Aside from the most epic, this film got the lowkey-ish attention but screamed utmost perfection.
‘Drive my Car’, which has been adapted for the screen from a short story of the same name by Haruki Murakami is about the story of tracking the roads of two individuals—the rider and one chauffeur. This is an epic drama film co-written and directed by Ryusuke Hamaguchi.
Language and Style
While many of Japanese literary fans can argue that the film heavily relies on Haruki Murakami’s doing, the director still provided the best to stand on its own spine. One of its languages and context was interpreted in Anton Chekov’s “Uncle Vanya”. The play’s titular character is Kafuku’s signature role as an actor, and most of the film focusses on a production he’s been brought to Hiroshima to direct, two years after his wife’s death. It’s a play he literally knows by heart—not just his role, but those of every character. While being driven the hour to and from the theatre every day, Kafuku listens to a tape of the play, recorded for him by his late wife, Oto (Reika Kirishima), in which Vanya’s lines are left out; he supplies them from the back seat. This preparation is part of the Kafuku method. “The flow of the entire play,” he explains to his driver, Misaki Watari (Toko Miura), “has to be memorized.”
Later on, Director Hamaguchi realized the power and impact of those words based from Chekov.

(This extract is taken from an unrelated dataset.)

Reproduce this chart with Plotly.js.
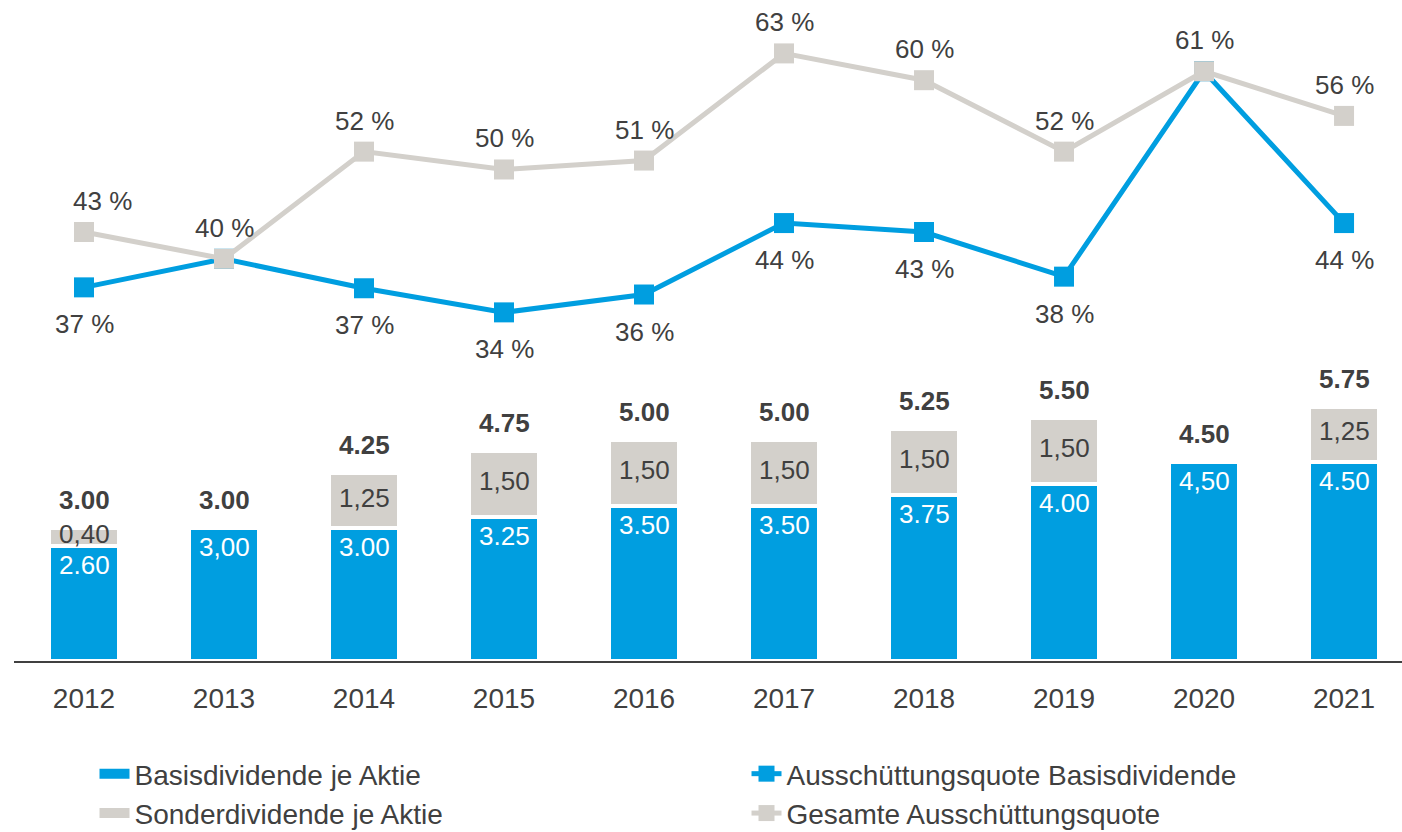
<!DOCTYPE html>
<html>
<head>
<meta charset="utf-8">
<script src="https://cdn.plot.ly/plotly-3.0.1.min.js"></script>
<style>
html,body{margin:0;padding:0;background:#ffffff;}
#chart{width:1402px;height:832px;}
</style>
</head>
<body>
<div id="chart"></div>
<script>
// ---- data ----
const years = ['2012','2013','2014','2015','2016','2017','2018','2019','2020','2021'];
const basisDividend = [2.60, 3.00, 3.00, 3.25, 3.50, 3.50, 3.75, 4.00, 4.50, 4.50];
const specialDividend = [0.40, 0, 1.25, 1.50, 1.50, 1.50, 1.50, 1.50, 0, 1.25];
const totalDividend = [3.00, 3.00, 4.25, 4.75, 5.00, 5.00, 5.25, 5.50, 4.50, 5.75];
const basisLabels = ['2.60','3,00','3.00','3.25','3.50','3.50','3.75','4.00','4,50','4.50'];
const specialLabels = ['0,40','','1,25','1,50','1,50','1,50','1,50','1,50','','1,25'];
const totalLabels = ['3.00','3.00','4.25','4.75','5.00','5.00','5.25','5.50','4.50','5.75'];
const payoutBasis = [36.8, 40.0, 36.7, 34.0, 36.0, 44.0, 43.0, 38.0, 61.0, 44.0];
const payoutTotal = [43.0, 40.0, 52.0, 50.0, 51.0, 63.0, 60.0, 52.0, 61.0, 56.0];
const payoutBasisLabels = ['37 %','','37 %','34 %','36 %','44 %','43 %','38 %','','44 %'];
const payoutTotalLabels = ['43 %','40 %','52 %','50 %','51 %','63 %','60 %','52 %','61 %','56 %'];
const seriesNames = ['Basisdividende je Aktie','Sonderdividende je Aktie','Ausschüttungsquote Basisdividende','Gesamte Ausschüttungsquote'];

// ---- styles ----
const BLUE = '#009ee0';
const GREY = '#d3d0cb';
const TEXT = '#404040';
const FONT = 'Liberation Sans, Arial, Helvetica, sans-serif';
const LABEL_SIZE = 26;

const traces = [
  {
    type: 'bar', x: years, y: basisDividend, name: seriesNames[0],
    marker: {color: BLUE, line: {color: '#ffffff', width: 4}},
    width: 0.5, showlegend: false, hoverinfo: 'skip', yaxis: 'y'
  },
  {
    type: 'bar', x: years, y: specialDividend, name: seriesNames[1],
    marker: {color: GREY, line: {color: '#ffffff', width: 4}},
    width: 0.5, showlegend: false, hoverinfo: 'skip', yaxis: 'y'
  },
  {
    type: 'scatter', mode: 'lines+markers', x: years, y: payoutBasis, name: seriesNames[2],
    line: {color: BLUE, width: 5}, marker: {symbol: 'square', size: 20, color: BLUE},
    yaxis: 'y2', legendrank: 2, hoverinfo: 'skip'
  },
  {
    type: 'scatter', mode: 'lines+markers', x: years, y: payoutTotal, name: seriesNames[3],
    line: {color: GREY, width: 5}, marker: {symbol: 'square', size: 20, color: GREY},
    yaxis: 'y2', legendrank: 4, hoverinfo: 'skip'
  },
  // legend swatches for the bar series
  {
    type: 'scatter', mode: 'lines', x: [null], y: [null], name: seriesNames[0],
    line: {color: BLUE, width: 10}, legendrank: 1, hoverinfo: 'skip', yaxis: 'y'
  },
  {
    type: 'scatter', mode: 'lines', x: [null], y: [null], name: seriesNames[1],
    line: {color: GREY, width: 10}, legendrank: 3, hoverinfo: 'skip', yaxis: 'y'
  }
];

const annotations = [];
years.forEach((yr, i) => {
  // totals above bars
  annotations.push({
    x: i, y: totalDividend[i], xref: 'x', yref: 'y', text: '<b>' + totalLabels[i] + '</b>',
    showarrow: false, yanchor: 'middle', xanchor: 'center', yshift: 28,
    font: {family: FONT, size: LABEL_SIZE, color: TEXT}
  });
  // basis value inside blue bar
  annotations.push({
    x: i, y: basisDividend[i], xref: 'x', yref: 'y', text: basisLabels[i],
    showarrow: false, yanchor: 'middle', xanchor: 'center', yshift: -19,
    font: {family: FONT, size: LABEL_SIZE, color: '#ffffff'}
  });
  // special value in grey segment
  if (specialLabels[i]) {
    annotations.push({
      x: i, y: basisDividend[i] + specialDividend[i] / 2, xref: 'x', yref: 'y', text: specialLabels[i],
      showarrow: false, yanchor: 'middle', xanchor: 'center', yshift: 3,
      font: {family: FONT, size: LABEL_SIZE, color: TEXT}
    });
  }
  // payout labels
  if (payoutTotalLabels[i]) {
    annotations.push({
      x: i, y: payoutTotal[i], xref: 'x', yref: 'y2', text: payoutTotalLabels[i],
      showarrow: false, yanchor: 'middle', xanchor: 'center', yshift: 31, xshift: i === 0 ? 18 : 0,
      font: {family: FONT, size: LABEL_SIZE, color: TEXT}
    });
  }
  if (payoutBasisLabels[i]) {
    annotations.push({
      x: i, y: payoutBasis[i], xref: 'x', yref: 'y2', text: payoutBasisLabels[i],
      showarrow: false, yanchor: 'middle', xanchor: 'center', yshift: -37,
      font: {family: FONT, size: LABEL_SIZE, color: TEXT}
    });
  }
});

const layout = {
  width: 1402, height: 832,
  margin: {l: 14, r: 0, t: 40, b: 171, pad: 0},
  paper_bgcolor: '#ffffff', plot_bgcolor: '#ffffff',
  font: {family: FONT, color: TEXT, size: 25},
  barmode: 'stack',
  showlegend: true,
  xaxis: {
    type: 'category', range: [-0.5, 9.414], fixedrange: true,
    showline: true, linecolor: TEXT, linewidth: 2,
    ticks: '', showgrid: false, zeroline: false,
    tickfont: {family: FONT, size: 28, color: TEXT},
    ticklabelstandoff: 11
  },
  yaxis: {
    range: [0, 14.05], visible: false, showgrid: false, zeroline: false, fixedrange: true
  },
  yaxis2: {
    range: [-5.04, 64.5], overlaying: 'y', side: 'right', visible: false,
    showgrid: false, zeroline: false, fixedrange: true
  },
  legend: {
    orientation: 'h', x: 0.058, xanchor: 'left', xref: 'paper',
    y: 0.0998, yanchor: 'top', yref: 'container',
    font: {family: FONT, size: 28, color: TEXT},
    entrywidth: 607, entrywidthmode: 'pixels',
    traceorder: 'normal', bgcolor: 'rgba(0,0,0,0)'
  },
  annotations: annotations
};

Plotly.newPlot('chart', traces, layout, {displayModeBar: false, staticPlot: true});
</script>
</body>
</html>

Hamaguchi’s simple composition is slow-paced. Yet, this slow pace is not without function. It allows him to translate moments in mundane visual poetry and that’s what makes it freaking good to deal with. It does not only reveal the mundane poetry of enunciating signifiers, the erotic flavor of our utterances – an erotism hiding in the rhythm of one’s speech as well as in the signified of the chosen signifiers, but also the impact of the unsaid, the deceptive nature of our own ego – a flight into blindness, and that what speaks through signifiers but remains unheard.
The film’s cinematography
Beyond the storytelling, the production also paid careful attention to the film’s cinematography. Director of Photography Hidetoshi Shinomiya and Lighting Director Daiki Takai JSL took the challenge of transforming this multi-layered narrative into purposefully captured images with the aid of ARRI’s ALEXA Mini, Ultra Prime lenses, and M-Series lights.

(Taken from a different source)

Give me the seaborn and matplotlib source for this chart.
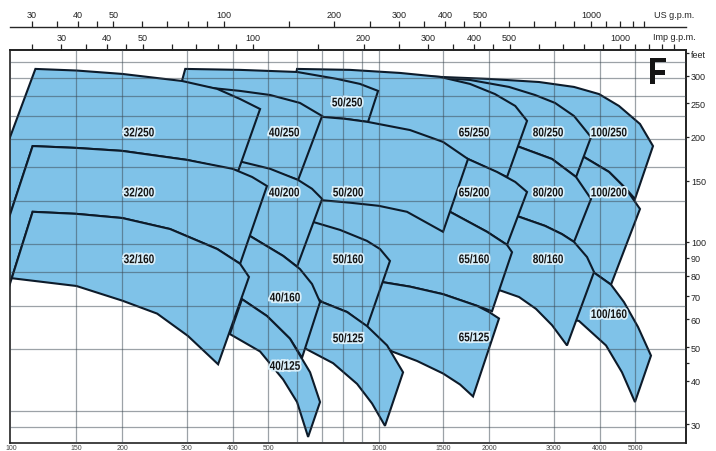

At the beginning of the film, when Oto was telling her story, you could only see a silhouette of her naked figure but not her face. This detail was deliberate to give the audience a sense of enigma and room to imagine who the character was and what she could be hiding behind her voice. The dialogue and images constantly contradicted one another, which was the director’s theme throughout the film. To add more to the mystery, Shinomiya opted to shoot in cooler blue tones, taking inspiration from the films of Portuguese cinematographer Eduardo Serra and French director Claude Chabrol.

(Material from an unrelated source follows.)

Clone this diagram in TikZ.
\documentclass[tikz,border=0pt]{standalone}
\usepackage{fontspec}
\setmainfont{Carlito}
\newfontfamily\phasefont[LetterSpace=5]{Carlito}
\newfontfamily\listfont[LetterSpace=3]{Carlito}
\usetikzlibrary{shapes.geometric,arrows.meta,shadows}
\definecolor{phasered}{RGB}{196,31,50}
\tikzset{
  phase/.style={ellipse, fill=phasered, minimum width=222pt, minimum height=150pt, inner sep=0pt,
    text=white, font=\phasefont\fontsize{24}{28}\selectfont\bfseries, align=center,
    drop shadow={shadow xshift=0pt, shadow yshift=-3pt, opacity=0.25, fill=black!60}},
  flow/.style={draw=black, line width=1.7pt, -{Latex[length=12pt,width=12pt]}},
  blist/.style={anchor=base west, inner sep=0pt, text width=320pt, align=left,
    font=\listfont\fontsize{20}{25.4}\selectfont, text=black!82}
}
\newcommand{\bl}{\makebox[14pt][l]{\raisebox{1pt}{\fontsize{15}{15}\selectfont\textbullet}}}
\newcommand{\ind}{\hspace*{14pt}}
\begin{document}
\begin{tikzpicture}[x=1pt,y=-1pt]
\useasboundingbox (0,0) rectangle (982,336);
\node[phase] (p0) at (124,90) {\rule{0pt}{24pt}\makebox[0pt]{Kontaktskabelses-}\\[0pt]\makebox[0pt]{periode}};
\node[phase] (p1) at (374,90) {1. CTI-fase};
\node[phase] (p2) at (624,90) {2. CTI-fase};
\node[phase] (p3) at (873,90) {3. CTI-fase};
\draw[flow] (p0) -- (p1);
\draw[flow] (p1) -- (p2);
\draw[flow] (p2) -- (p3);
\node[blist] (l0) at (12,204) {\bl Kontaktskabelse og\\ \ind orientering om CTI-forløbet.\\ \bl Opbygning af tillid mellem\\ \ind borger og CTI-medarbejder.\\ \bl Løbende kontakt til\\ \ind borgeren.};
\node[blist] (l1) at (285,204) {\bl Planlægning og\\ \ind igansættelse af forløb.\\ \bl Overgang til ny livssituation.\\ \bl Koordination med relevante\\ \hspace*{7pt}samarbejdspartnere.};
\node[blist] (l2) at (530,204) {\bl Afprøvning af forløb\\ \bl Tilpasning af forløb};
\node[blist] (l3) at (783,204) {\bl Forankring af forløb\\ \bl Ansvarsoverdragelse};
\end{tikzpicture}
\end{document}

As you can see throughout the movie, they did not make complicated shooting style and colors because their goal was to make it look so simple.
“Our goal was to reflect what the characters were genuinely feeling at that moment.” explains Shinomiya.
With a lot of car scenes and roads on the go, they made sure that it explores and versatility and fun even if their space was very complex.
“Every part of it was intricately designed to give the audience time to think and be curious about what was going on inside the car before anything was revealed.” Shinomiya added.
CONCLUSION
Hamaguchi’s ‘Drive My Car’ in short, is a meditative and intimate masterpiece. It is a narrative unlike any other. With an exquisitely layered but challenging intertextuality, the director elegantly underlines the ease by which a subject deceives himself – hides within his safe deceptive ego, how destructive one’s deafness for the other’s subjectivity and desire can be.
It is also an epitome of using simple keys to bring masterpiece yet being understood by the eyes and the ears of the many.
Despite the challenges of a limited budget, ‘Drive My Car’ has gone on to get hundreds of awards and nominations, proving that the formula for a successful film can be as simple as a great story, a dedicated team, and reliable equipment.
“Drive My Car” is currently streaming on HBO Max.